*Exercise:*
Retype only what runs from the beginning of the data through the line with "import pandas as pd"; please omit the pictures and keep every line exact.

*Source material:*
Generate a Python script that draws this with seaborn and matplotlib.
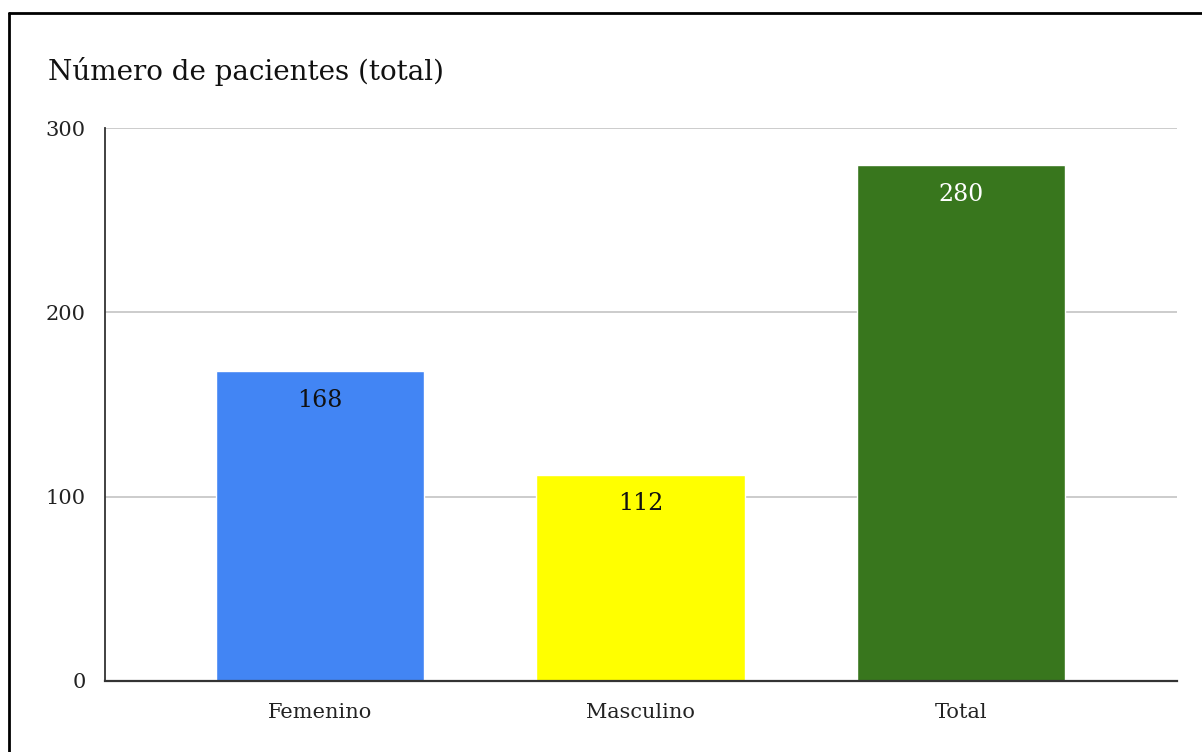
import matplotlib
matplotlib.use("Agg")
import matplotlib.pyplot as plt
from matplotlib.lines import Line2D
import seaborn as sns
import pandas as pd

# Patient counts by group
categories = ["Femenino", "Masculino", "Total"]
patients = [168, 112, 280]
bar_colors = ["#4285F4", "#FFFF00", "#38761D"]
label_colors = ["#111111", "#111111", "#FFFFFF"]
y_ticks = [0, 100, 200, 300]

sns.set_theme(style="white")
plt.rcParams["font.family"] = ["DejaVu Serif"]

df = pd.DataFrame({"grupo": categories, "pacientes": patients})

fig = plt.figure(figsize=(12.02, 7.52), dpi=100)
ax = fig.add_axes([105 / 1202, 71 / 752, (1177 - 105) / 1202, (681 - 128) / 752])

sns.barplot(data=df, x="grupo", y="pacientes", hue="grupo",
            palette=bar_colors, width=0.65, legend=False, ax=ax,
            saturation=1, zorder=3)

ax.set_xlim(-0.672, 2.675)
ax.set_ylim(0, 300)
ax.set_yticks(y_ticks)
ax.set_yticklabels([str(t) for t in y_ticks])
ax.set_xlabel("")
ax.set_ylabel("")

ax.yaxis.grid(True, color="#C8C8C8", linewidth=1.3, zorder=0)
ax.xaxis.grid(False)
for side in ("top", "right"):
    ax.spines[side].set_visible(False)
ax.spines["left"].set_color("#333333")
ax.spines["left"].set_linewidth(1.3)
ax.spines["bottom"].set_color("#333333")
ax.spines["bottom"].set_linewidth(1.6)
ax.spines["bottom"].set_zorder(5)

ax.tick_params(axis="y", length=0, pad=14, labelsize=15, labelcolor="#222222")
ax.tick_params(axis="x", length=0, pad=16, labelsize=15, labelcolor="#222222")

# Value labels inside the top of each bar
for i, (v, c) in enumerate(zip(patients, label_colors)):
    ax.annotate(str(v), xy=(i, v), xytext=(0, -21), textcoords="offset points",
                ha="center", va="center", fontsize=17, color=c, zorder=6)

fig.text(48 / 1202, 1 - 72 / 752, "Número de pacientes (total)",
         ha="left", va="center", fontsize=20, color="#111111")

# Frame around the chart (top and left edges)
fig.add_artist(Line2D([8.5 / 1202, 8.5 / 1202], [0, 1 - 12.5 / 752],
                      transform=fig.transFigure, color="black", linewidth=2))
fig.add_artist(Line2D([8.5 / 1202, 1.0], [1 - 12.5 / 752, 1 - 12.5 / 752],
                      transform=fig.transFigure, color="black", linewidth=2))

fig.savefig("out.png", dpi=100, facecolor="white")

*Exercise output:*
Generate a Python script that draws this with seaborn and matplotlib.
import matplotlib
matplotlib.use("Agg")
import matplotlib.pyplot as plt
from matplotlib.lines import Line2D
import seaborn as sns
import pandas as pd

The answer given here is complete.